• **Written task**: Spot each line that carries the word "matplotlib"; copy those lines.

== Provided material

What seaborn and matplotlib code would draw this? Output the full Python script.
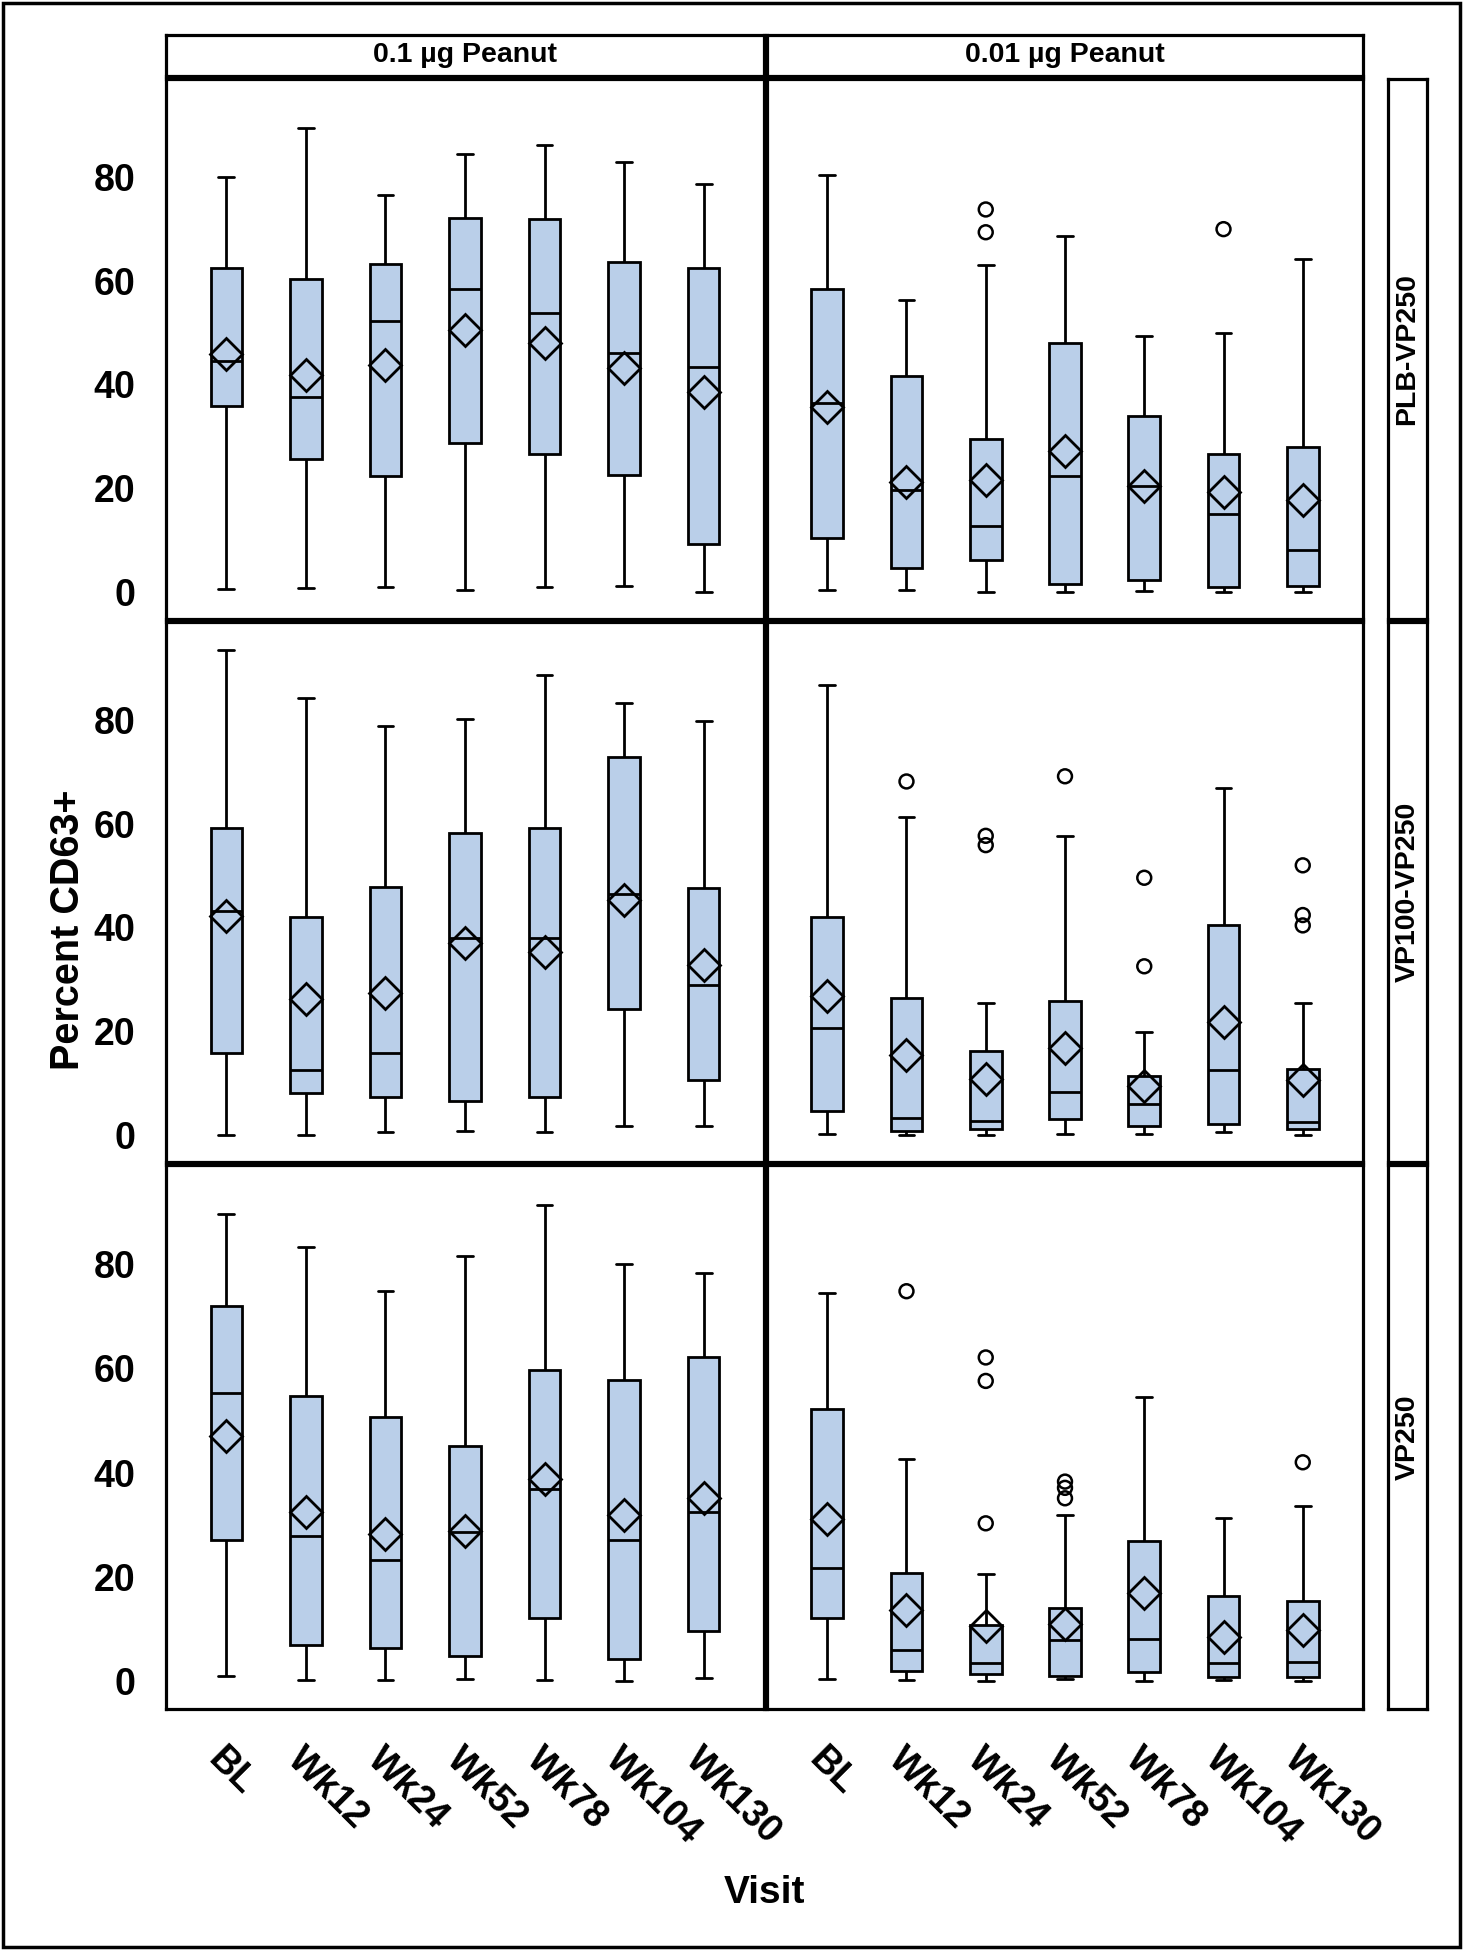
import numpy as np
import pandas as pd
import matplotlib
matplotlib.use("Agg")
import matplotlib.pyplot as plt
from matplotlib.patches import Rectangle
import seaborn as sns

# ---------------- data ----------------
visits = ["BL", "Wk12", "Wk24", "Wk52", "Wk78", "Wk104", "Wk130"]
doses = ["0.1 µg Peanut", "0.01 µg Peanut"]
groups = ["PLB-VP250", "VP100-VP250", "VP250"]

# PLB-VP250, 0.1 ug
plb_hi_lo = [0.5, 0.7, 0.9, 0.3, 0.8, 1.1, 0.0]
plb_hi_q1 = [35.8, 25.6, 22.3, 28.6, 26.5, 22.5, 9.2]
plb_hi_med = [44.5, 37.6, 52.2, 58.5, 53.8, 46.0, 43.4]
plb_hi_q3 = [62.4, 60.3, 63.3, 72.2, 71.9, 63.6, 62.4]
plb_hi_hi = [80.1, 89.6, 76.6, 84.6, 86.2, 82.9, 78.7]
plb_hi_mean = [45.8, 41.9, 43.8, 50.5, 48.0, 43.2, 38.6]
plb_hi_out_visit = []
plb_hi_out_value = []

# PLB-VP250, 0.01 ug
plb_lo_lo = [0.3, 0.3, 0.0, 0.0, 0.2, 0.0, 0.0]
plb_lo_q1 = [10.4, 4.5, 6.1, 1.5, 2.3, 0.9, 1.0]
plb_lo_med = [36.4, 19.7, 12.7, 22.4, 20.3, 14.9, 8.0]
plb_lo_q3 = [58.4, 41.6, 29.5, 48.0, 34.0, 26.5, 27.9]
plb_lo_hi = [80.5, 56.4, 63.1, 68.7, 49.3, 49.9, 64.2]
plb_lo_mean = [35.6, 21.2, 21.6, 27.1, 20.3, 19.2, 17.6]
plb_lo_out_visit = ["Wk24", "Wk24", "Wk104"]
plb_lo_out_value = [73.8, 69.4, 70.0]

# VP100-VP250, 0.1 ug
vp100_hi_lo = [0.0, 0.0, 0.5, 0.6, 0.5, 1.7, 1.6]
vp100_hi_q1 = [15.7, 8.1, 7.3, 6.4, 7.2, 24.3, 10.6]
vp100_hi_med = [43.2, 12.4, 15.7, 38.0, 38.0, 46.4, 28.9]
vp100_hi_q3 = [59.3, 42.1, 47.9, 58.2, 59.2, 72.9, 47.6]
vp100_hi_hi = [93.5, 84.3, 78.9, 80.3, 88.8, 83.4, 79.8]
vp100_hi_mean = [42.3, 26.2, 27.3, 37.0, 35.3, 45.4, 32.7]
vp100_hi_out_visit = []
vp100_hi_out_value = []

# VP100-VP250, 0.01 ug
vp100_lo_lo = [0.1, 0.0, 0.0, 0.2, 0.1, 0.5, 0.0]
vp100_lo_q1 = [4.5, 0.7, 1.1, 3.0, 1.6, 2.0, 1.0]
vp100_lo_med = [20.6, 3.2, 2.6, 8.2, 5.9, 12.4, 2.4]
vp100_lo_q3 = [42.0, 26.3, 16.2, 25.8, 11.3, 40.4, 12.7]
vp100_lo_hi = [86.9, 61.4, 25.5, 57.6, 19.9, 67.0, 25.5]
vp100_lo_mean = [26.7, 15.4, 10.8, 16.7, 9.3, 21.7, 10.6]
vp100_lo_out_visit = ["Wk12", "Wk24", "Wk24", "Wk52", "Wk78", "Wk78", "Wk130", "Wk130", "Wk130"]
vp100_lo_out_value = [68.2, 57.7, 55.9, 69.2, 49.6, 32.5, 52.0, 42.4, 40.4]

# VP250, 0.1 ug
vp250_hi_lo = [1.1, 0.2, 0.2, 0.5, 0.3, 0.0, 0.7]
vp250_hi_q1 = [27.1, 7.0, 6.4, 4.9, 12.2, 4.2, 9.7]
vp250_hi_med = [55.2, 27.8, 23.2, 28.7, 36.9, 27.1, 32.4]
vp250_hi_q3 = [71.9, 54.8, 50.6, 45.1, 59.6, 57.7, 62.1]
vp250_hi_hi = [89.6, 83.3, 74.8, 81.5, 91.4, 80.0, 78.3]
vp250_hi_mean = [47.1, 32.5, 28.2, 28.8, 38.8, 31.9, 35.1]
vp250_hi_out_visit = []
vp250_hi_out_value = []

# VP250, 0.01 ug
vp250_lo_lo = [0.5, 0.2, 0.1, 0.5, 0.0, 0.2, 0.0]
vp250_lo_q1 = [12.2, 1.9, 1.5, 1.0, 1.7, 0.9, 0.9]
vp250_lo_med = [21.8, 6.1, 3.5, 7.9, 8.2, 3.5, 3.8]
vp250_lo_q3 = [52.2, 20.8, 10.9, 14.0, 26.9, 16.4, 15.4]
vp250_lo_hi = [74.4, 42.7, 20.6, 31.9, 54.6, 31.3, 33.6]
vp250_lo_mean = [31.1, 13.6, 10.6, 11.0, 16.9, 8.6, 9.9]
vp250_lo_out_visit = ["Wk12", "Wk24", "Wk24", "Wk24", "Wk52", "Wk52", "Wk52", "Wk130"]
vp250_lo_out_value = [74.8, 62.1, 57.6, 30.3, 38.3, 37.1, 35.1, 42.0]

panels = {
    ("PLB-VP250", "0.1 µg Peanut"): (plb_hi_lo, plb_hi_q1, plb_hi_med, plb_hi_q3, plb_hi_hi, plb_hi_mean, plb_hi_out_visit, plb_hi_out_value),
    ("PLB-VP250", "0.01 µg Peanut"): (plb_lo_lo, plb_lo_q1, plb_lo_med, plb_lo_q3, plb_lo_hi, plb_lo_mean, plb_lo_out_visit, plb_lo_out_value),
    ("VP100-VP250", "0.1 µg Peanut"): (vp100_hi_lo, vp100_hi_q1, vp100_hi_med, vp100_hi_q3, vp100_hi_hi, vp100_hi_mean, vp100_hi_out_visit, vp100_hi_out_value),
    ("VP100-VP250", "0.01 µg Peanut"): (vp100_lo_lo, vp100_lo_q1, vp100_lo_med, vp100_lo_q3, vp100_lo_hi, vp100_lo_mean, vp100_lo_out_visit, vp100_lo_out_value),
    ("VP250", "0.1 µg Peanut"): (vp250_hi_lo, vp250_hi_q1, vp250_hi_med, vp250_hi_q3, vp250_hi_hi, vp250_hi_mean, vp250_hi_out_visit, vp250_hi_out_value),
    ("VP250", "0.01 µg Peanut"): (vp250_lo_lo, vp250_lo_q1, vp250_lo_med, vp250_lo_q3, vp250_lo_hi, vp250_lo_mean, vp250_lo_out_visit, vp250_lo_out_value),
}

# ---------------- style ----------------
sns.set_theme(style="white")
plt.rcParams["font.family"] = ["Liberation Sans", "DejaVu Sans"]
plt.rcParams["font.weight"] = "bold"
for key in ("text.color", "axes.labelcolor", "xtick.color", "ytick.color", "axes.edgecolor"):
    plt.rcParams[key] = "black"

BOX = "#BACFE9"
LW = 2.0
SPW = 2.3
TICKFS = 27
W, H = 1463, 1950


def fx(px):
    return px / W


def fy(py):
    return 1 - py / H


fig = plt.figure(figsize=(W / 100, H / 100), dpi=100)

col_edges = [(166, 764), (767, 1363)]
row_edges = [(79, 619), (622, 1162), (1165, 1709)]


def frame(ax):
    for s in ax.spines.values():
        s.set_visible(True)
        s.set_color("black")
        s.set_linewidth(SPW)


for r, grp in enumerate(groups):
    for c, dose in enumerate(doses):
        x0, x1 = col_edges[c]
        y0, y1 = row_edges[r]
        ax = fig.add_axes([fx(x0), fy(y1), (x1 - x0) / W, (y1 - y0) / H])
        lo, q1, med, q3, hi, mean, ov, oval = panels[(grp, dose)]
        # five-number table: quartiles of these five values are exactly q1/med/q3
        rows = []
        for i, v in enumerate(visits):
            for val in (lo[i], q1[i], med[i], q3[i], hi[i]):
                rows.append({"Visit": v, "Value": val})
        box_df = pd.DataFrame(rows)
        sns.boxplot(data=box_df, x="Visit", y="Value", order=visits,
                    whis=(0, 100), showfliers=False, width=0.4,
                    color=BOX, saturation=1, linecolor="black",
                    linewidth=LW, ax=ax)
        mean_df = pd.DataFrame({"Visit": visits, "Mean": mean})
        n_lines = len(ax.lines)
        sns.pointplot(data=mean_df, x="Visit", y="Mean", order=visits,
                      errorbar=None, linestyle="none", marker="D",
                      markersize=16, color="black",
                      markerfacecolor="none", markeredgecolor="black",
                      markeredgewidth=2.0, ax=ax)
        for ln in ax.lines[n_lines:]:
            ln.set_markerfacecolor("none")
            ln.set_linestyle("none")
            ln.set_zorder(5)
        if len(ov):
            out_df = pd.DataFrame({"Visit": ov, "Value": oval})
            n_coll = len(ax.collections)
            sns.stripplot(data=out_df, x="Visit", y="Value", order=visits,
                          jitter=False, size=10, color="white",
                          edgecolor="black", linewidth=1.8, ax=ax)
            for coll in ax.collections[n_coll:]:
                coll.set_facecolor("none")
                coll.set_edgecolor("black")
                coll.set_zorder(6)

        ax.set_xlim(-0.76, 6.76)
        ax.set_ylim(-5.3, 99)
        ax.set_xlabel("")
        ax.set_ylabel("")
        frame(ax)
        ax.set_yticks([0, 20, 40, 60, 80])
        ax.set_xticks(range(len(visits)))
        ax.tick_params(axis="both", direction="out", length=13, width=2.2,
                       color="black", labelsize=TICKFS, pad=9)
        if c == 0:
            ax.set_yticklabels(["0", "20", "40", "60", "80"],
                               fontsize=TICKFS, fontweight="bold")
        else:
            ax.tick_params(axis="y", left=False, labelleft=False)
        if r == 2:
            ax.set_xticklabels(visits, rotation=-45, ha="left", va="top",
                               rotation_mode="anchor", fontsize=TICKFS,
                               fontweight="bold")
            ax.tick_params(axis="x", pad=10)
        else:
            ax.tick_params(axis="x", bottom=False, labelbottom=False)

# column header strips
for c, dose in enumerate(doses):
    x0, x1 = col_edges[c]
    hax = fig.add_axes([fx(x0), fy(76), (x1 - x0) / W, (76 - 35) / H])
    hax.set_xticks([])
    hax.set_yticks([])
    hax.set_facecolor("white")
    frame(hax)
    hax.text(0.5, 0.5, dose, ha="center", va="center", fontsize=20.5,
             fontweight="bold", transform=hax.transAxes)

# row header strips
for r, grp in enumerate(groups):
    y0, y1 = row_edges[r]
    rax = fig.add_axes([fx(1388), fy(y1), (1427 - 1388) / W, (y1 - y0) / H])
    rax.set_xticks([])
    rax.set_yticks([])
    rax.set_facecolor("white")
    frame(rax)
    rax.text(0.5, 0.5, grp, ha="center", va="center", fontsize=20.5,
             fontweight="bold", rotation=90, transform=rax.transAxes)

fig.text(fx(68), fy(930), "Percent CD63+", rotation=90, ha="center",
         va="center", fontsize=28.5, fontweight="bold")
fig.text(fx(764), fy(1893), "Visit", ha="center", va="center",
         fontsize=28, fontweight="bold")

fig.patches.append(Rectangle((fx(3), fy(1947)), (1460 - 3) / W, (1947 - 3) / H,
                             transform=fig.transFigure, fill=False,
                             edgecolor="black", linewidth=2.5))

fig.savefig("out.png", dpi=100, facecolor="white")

====

• **Result of the task**:
What seaborn and matplotlib code would draw this? Output the full Python script.
import matplotlib
matplotlib.use("Agg")
import matplotlib.pyplot as plt
from matplotlib.patches import Rectangle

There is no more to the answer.